Além disso, como não basta crescer – e nós somos o melhor exemplo disso – para promover o desenvolvimento social, é necessário distribuir a renda. Mas para distribuir a renda num patamar que, supostamente, seja suficiente para promover o desenvolvimento social necessário para sustentar o crescimento é necessário ter um nível de crescimento a altas taxas e mantê-lo durante um certo tempo. A pergunta é: como fazer isso, se o alcance e a manutenção dessas taxas exigem níveis de desenvolvimento social que só podem ser atingidos quando tais taxas forem praticadas por certo tempo?
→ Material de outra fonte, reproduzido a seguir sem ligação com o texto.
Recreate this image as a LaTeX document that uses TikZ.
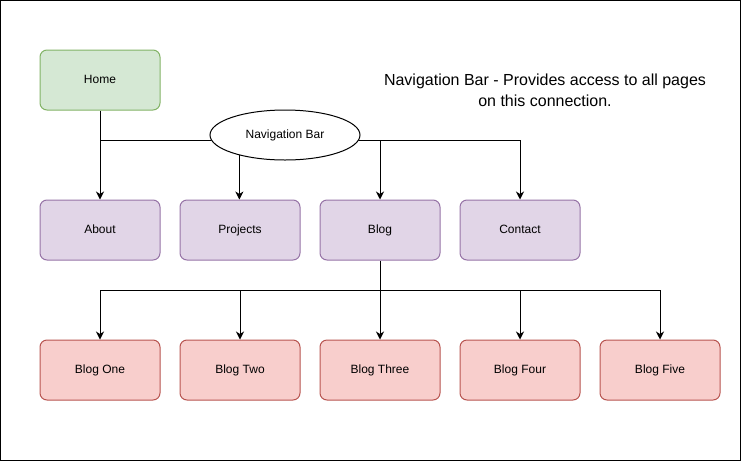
\documentclass[tikz,border=0pt]{standalone}
\usepackage{fontspec}
\setmainfont{Liberation Sans}
\usetikzlibrary{shapes.geometric,arrows.meta,positioning}
\definecolor{homefill}{HTML}{D5E8D4}
\definecolor{homeline}{HTML}{82B366}
\definecolor{secfill}{HTML}{E1D5E7}
\definecolor{secline}{HTML}{9673A6}
\definecolor{postfill}{HTML}{F8CECC}
\definecolor{postline}{HTML}{B85450}
\begin{document}
\begin{tikzpicture}[
  x=1pt, y=1pt,
  page/.style={rectangle, draw, rounded corners=7pt, minimum width=120pt, minimum height=60pt, line width=1pt, font=\fontsize{12}{14}\selectfont, text height=8.6pt, text depth=2.6pt, align=center},
  home/.style={page, fill=homefill, draw=homeline},
  section/.style={page, fill=secfill, draw=secline},
  post/.style={page, fill=postfill, draw=postline},
  link/.style={-{Stealth[length=8pt,width=8pt,inset=2.5pt]}, line width=1pt},
  node distance=140pt
]
\useasboundingbox (0,0) rectangle (741,-461);
\draw[line width=1pt] (0.5,-0.5) rectangle (740.5,-460.5);

% Top
\node[home] (home) at (100,-80) {Home};
\node[ellipse, draw, fill=white, minimum width=150pt, minimum height=50pt, inner sep=0pt, line width=1pt, font=\fontsize{12}{14}\selectfont] (nav) at (285,-135) {Navigation Bar};
\node[align=center, font=\fontsize{16}{21}\selectfont] (note) at (545,-90) {Navigation Bar - Provides access to all pages\\on this connection.};

% Sections
\node[section, below of=home, node distance=150pt] (about) {About};
\node[section, right of=about] (projects) {Projects};
\node[section, right of=projects] (blog) {Blog};
\node[section, right of=blog] (contact) {Contact};

% Blog posts
\node[post, below of=about] (blogone) {Blog One};
\node[post, right of=blogone] (blogtwo) {Blog Two};
\node[post, right of=blogtwo] (blogthree) {Blog Three};
\node[post, right of=blogthree] (blogfour) {Blog Four};
\node[post, right of=blogfour] (blogfive) {Blog Five};

% Connections
\draw[link] (home) -- (about);
\draw[line width=1pt] (nav.184) -- (nav.184 -| home);
\draw[link] (nav.204) -- (nav.204 |- projects.north);
\draw[link] (nav.356) -| (contact);
\draw[link] (nav.356 -| blog) -- (blog);
\coordinate[yshift=-30pt] (fork) at (blog.south);
\draw[link] (blog) -- (blogthree);
\foreach \p in {blogone,blogtwo,blogfour,blogfive}
  \draw[link] (fork) -| (\p);
\end{tikzpicture}
\end{document}
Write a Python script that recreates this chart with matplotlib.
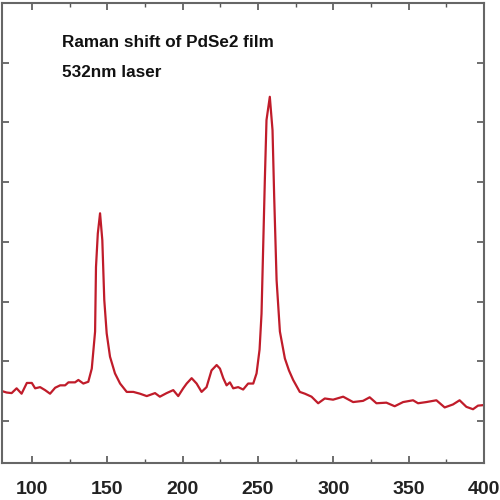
import matplotlib
matplotlib.use('Agg')
import matplotlib.pyplot as plt
from matplotlib.ticker import MultipleLocator, NullFormatter

# Raman spectrum (shift in cm-1, intensity in arbitrary units)
shift = [80.5, 83.0, 86.4, 89.7, 93.0, 96.5, 99.8, 102.0, 105.3, 108.6, 111.9,
         115.3, 118.6, 121.9, 124.1, 128.5, 130.7, 134.0, 137.3, 139.6, 141.8,
         142.4, 143.6, 145.1, 146.6, 147.9, 149.5, 151.7, 155.0, 158.4, 162.8,
         167.2, 171.6, 176.1, 181.6, 184.8, 189.3, 193.7, 197.0, 200.3, 202.6,
         205.9, 209.2, 212.5, 215.8, 219.1, 222.5, 224.7, 226.9, 229.1, 231.3,
         233.5, 236.8, 240.1, 243.4, 246.8, 249.0, 251.0, 252.3, 253.4, 254.5,
         255.6, 257.8, 259.6, 260.7, 262.3, 264.5, 267.8, 270.5, 273.3, 277.7,
         281.1, 285.5, 289.9, 294.3, 299.8, 306.5, 313.1, 319.7, 324.1, 328.6,
         335.2, 340.7, 346.3, 352.9, 356.2, 361.7, 368.4, 373.9, 379.4, 383.8,
         388.3, 392.7, 396.0, 400.0]
intensity = [0.50, 0.48, 0.47, 0.55, 0.46, 0.64, 0.64, 0.55, 0.57, 0.52, 0.46,
             0.56, 0.60, 0.60, 0.65, 0.65, 0.69, 0.63, 0.66, 0.88, 1.50,
             2.58, 3.14, 3.48, 3.03, 2.03, 1.47, 1.08, 0.80, 0.63, 0.49,
             0.49, 0.46, 0.42, 0.47, 0.41, 0.47, 0.52, 0.42, 0.55, 0.63,
             0.72, 0.63, 0.49, 0.57, 0.85, 0.94, 0.88, 0.72, 0.60, 0.65,
             0.55, 0.57, 0.53, 0.63, 0.63, 0.80, 1.20, 1.80, 2.92, 4.04,
             5.04, 5.43, 4.87, 3.76, 2.36, 1.50, 1.05, 0.85, 0.69, 0.49,
             0.46, 0.41, 0.30, 0.38, 0.36, 0.41, 0.32, 0.34, 0.40, 0.30,
             0.31, 0.25, 0.32, 0.35, 0.30, 0.32, 0.35, 0.23, 0.28, 0.35,
             0.24, 0.20, 0.26, 0.27]

x_ticks = [100, 150, 200, 250, 300, 350, 400]
note_lines = ['Raman shift of PdSe2 film', '532nm laser']

plt.rcParams['font.family'] = ['Liberation Sans', 'DejaVu Sans']

fig = plt.figure(figsize=(5, 5), dpi=100)
ax = fig.add_axes([0.004, 0.074, 0.964, 0.92])

ax.plot(shift, intensity, color='#c01c2a', lw=1.6)

ax.set_xlim(80, 400)
ax.set_ylim(-0.7, 7.0)
ax.set_xticks(x_ticks)
ax.xaxis.set_minor_locator(MultipleLocator(25))
ax.yaxis.set_major_locator(MultipleLocator(1))
ax.yaxis.set_major_formatter(NullFormatter())
ax.tick_params(which='both', direction='in', top=True, right=True,
               color='#555555', labelsize=14, pad=13)
ax.tick_params(which='major', length=5, width=1.2)
ax.tick_params(which='minor', length=3, width=1.0)
for lab in ax.get_xticklabels():
    lab.set_fontweight('bold')
    lab.set_color('#222222')
for sp in ax.spines.values():
    sp.set_color('#666666')
    sp.set_linewidth(1.5)

ax.text(0.125, 0.914, note_lines[0], transform=ax.transAxes,
        fontsize=12.3, fontweight='bold', va='center', color='#111111')
ax.text(0.125, 0.849, note_lines[1], transform=ax.transAxes,
        fontsize=12.3, fontweight='bold', va='center', color='#111111')

fig.savefig('out.png', dpi=100)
Repetindo o parágrafo anterior, de outra maneira, a circularidade do argumento econômico é a seguinte: como fazer crescer o PIB a altas taxas, continuadamente e por um tempo suficiente, para que seja possível uma distribuição significativa da renda, se, para tanto, é necessário partir de patamares de capital humano e de capital social que só serão alcançados com um crescimento continuado do PIB a altas taxas?